Et ici il partit d’un éclat de rire si bouffon et si v*****t qu’il en fit sourire l’archidiacre. C’était la faute de Claude en effet ; pourquoi avait-il tant gâté cet enfant ?
– Oh ! bon frère Claude, reprit Jehan enhardi par ce sourire, voyez mes brodequins percés. Y a-t-il cothurne plus tragique au monde que des bottines dont la semelle tire la langue ?
L’archidiacre était promptement revenu à sa sévérité première.
– Je vous enverrai des bottines neuves. Mais point d’argent.
– Rien qu’un pauvre petit parisis, frère, poursuivit le suppliant Jehan. J’apprendrai Gratien par cœur, je croirai bien en Dieu, je serai un véritable Pythagoras de science et de vertu. Mais un petit parisis, par grâce ! Voulez-vous que la famine me morde avec sa gueule qui est là, béante, devant moi, plus noire, plus puante, plus profonde qu’un Tartare ou que le nez d’un moine ?
Dom Claude hocha son chef ridé. –Qui non laborat…
Jehan ne le laissa pas achever.
– Eh bien, cria-t-il, au diable ! Vive la joie ! Je m’entavernerai, je me battrai, je casserai les pots et j’irai voir les filles !
Et sur ce, il jeta son bonnet au mur et fit claquer ses doigts comme des castagnettes.
L’archidiacre le regarda d’un air sombre.
– Jehan, vous n’avez point d’âme.
– En ce cas, selon Epicurius, je manque d’un je ne sais quoi fait de quelque chose qui n’a pas de nom.
– Jehan, il faut songer sérieusement à vous corriger.
– Ah çà, cria l’écolier en regardant tour à tour son frère et les alambics du fourneau, tout est donc cornu ici, les idées et les bouteilles !
– Jehan, vous êtes sur une pente bien glissante. Savez-vous où vous allez ?
– Au cabaret, dit Jehan.
– Le cabaret mène au pilori.
– C’est une lanterne comme une autre, et c’est peut-être avec celle-là que Diogénès eût trouvé son homme.
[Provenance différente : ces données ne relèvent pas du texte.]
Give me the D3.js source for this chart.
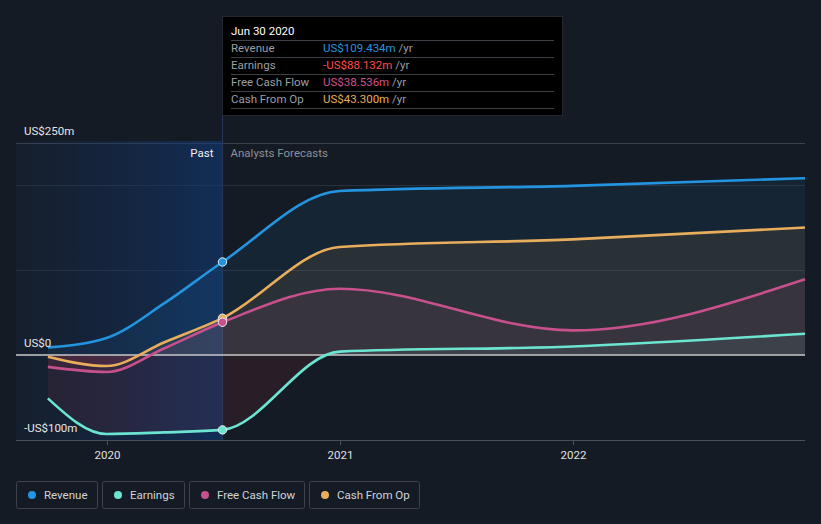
<!DOCTYPE html>
<html><head><meta charset="utf-8">
<script src="https://cdn.jsdelivr.net/npm/d3@7"></script>
<style>
html,body{margin:0;padding:0;background:#151b24;}
svg{display:block;font-family:Roboto,"Open Sans",sans-serif;}
</style></head>
<body>
<svg id="chart" width="821" height="524"></svg>
<script>
// ---- data ----
const dates = ["2019-09-30","2019-12-31","2020-03-31","2020-06-30","2020-12-31","2021-12-31","2022-12-31"];
const revenue = [9, 20, 61, 109.434, 193, 199, 208];
const earnings = [-51, -93, -91, -88.132, 4, 10, 25];
const freeCashFlow = [-14, -20, 8, 38.536, 78, 29, 89];
const cashFromOp = [-2, -13, 15, 43.3, 127, 136, 150];
const yTicks = [250, 0, -100];
const yTickLabels = ["US$250m", "US$0", "-US$100m"];
const gridValues = [250, 200, 100];
const xTicks = ["2020-01-01","2021-01-01","2022-01-01"];
const xTickLabels = ["2020","2021","2022"];
const seriesNames = ["Revenue","Earnings","Free Cash Flow","Cash From Op"];
const seriesColors = ["#2394df","#6ce5d0","#c8508c","#e8ae5c"];
const tooltipDate = "Jun 30 2020";
const tooltipValues = ["US$109.434m","-US$88.132m","US$38.536m","US$43.300m"];
const tooltipColors = ["#2394df","#ff4d4d","#d0508e","#e8ae5c"];
const pastIndex = 3;

(function(){
const parse = d3.timeParse("%Y-%m-%d");
const svg = d3.select("#chart");
const pL = 16, pR = 805, pT = 141, pB = 440;
const x = d3.scaleTime().domain([parse("2019-08-11"), parse("2022-12-31")]).range([pL, pR]);
const y = d3.scaleLinear().domain([-100, 250]).range([440, 142.5]);

const series = [revenue, earnings, freeCashFlow, cashFromOp].map((vals, i) => ({
  name: seriesNames[i], color: seriesColors[i],
  pts: vals.map((v, j) => ({d: parse(dates[j]), v}))
}));

const defs = svg.append("defs");
const g1 = defs.append("linearGradient").attr("id","past").attr("x1","0").attr("x2","1").attr("y1","0").attr("y2","0");
g1.append("stop").attr("offset","0").attr("stop-color","#16325e").attr("stop-opacity",0.15);
g1.append("stop").attr("offset","1").attr("stop-color","#103a78").attr("stop-opacity",0.6);
defs.append("clipPath").attr("id","above").append("rect").attr("x",0).attr("y",0).attr("width",821).attr("height",y(0));
defs.append("clipPath").attr("id","below").append("rect").attr("x",0).attr("y",y(0)).attr("width",821).attr("height",524);

const xPast = x(parse(dates[pastIndex]));

// grid
svg.selectAll(".grid").data(gridValues).enter().append("line")
  .attr("x1", pL).attr("x2", pR).attr("y1", d => Math.round(y(d))+0.5).attr("y2", d => Math.round(y(d))+0.5)
  .attr("stroke", (d,i) => i===0 ? "#3b414c" : "#2a303a").attr("stroke-width",1);

// past region
svg.append("rect").attr("x", pL).attr("y", pT).attr("width", xPast-pL).attr("height", pB-pT)
  .attr("fill","url(#past)");
svg.append("line").attr("x1", xPast).attr("x2", xPast).attr("y1", 116).attr("y2", pB)
  .attr("stroke","#27385a").attr("stroke-width",1);

// areas
const area = d3.area().x(d => x(d.d)).y0(y(0)).y1(d => y(d.v)).curve(d3.curveMonotoneX);
const line = d3.line().x(d => x(d.d)).y(d => y(d.v)).curve(d3.curveMonotoneX);
series.forEach(s => {
  svg.append("path").attr("d", area(s.pts)).attr("fill", s.color).attr("fill-opacity",0.09).attr("clip-path","url(#above)");
  svg.append("path").attr("d", area(s.pts)).attr("fill", "#e0455a").attr("fill-opacity",0.09).attr("clip-path","url(#below)");
});

// zero line
svg.append("line").attr("x1", pL).attr("x2", pR).attr("y1", y(0)).attr("y2", y(0))
  .attr("stroke","#c8c8c8").attr("stroke-width",1.3);

// lines
series.forEach(s => {
  svg.append("path").attr("d", line(s.pts)).attr("fill","none").attr("stroke", s.color).attr("stroke-width",2.6);
});

// markers
[series[0], series[3], series[2], series[1]].forEach(s => {
  const p = s.pts[pastIndex];
  svg.append("circle").attr("cx", x(p.d)).attr("cy", y(p.v)).attr("r",4.2)
    .attr("fill", s.color).attr("stroke","#e8eef5").attr("stroke-width",1);
});

// bottom axis
svg.append("line").attr("x1", pL).attr("x2", pR).attr("y1", pB+0.5).attr("y2", pB+0.5).attr("stroke","#4a505a");
xTicks.forEach((t,i) => {
  const xx = Math.round(x(parse(t)))+0.5;
  svg.append("line").attr("x1",xx).attr("x2",xx).attr("y1",pB).attr("y2",pB+5).attr("stroke","#4a505a");
  svg.append("text").attr("x", xx).attr("y", 459).attr("text-anchor","middle").attr("fill","#e0e0e0")
    .attr("font-size",11.5).text(xTickLabels[i]);
});

// y labels
yTicks.forEach((t,i) => {
  svg.append("text").attr("x",24).attr("y", y(t)-8).attr("fill","#e6e6e6").attr("font-size",11.5).text(yTickLabels[i]);
});

svg.append("text").attr("x", xPast-9).attr("y",157).attr("text-anchor","end").attr("fill","#f0f0f0").attr("font-size",11.5).text("Past");
svg.append("text").attr("x", xPast+8).attr("y",157).attr("fill","#8c9098").attr("font-size",11.5).text("Analysts Forecasts");

// tooltip
const tt = svg.append("g");
tt.append("rect").attr("x",222.5).attr("y",16.5).attr("width",340).attr("height",99).attr("fill","#000").attr("stroke","#23272e");
tt.append("text").attr("x",231).attr("y",35).attr("fill","#fff").attr("font-size",11.5).text(tooltipDate);
[40,57,74,91,108].forEach(yy => tt.append("line").attr("x1",231).attr("x2",554).attr("y1",yy+0.5).attr("y2",yy+0.5).attr("stroke","#3c3f45"));
seriesNames.forEach((n,i) => {
  const by = 52 + i*17;
  tt.append("text").attr("x",231).attr("y",by).attr("fill","#9a9ea5").attr("font-size",11.5).text(n);
  const t = tt.append("text").attr("x",323).attr("y",by).attr("font-size",11.5);
  t.append("tspan").attr("fill",tooltipColors[i]).text(tooltipValues[i]);
  t.append("tspan").attr("fill","#9a9ea5").text(" /yr");
});

// legend
const legX = [16,102,189,309], legW = [81,82,115,110];
seriesNames.forEach((n,i) => {
  const g = svg.append("g");
  g.append("rect").attr("x",legX[i]+0.5).attr("y",481.5).attr("width",legW[i]).attr("height",27).attr("rx",2)
    .attr("fill","none").attr("stroke","#3d424b");
  g.append("circle").attr("cx",legX[i]+16).attr("cy",495).attr("r",4).attr("fill",seriesColors[i]);
  g.append("text").attr("x",legX[i]+28).attr("y",499).attr("fill","#d0d3d8").attr("font-size",11.5).text(n);
});
})();
</script>
</body></html>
– Le pilori mène à la potence.
– La potence est une balance qui a un homme à un bout et toute la terre à l’autre. Il est beau d’être l’homme.
– La potence mène à l’enfer.
– C’est un gros feu.
– Jehan, Jehan, la fin sera mauvaise.
– Le commencement aura été bon.
En ce moment le bruit d’un pas se fit entendre dans l’escalier.
– Silence ! dit l’archidiacre en mettant un doigt sur sa bouche, voici maître Jacques. Écoutez, Jehan, ajouta-t-il à voix basse, gardez-vous de parler jamais de ce que vous aurez vu et entendu ici. Cachez-vous vite sous ce fourneau, et ne soufflez pas.
L’écolier se blottit sous le fourneau. Là, il lui vint une idée féconde.
– À propos, frère Claude, un florin pour que je ne souffle pas.
– Silence ! je vous le promets.
– Il faut me le donner.
– Prends donc ! dit l’archidiacre en lui jetant avec colère son escarcelle.
Jehan se renfonça sous le fourneau, et la porte s’ouvrit.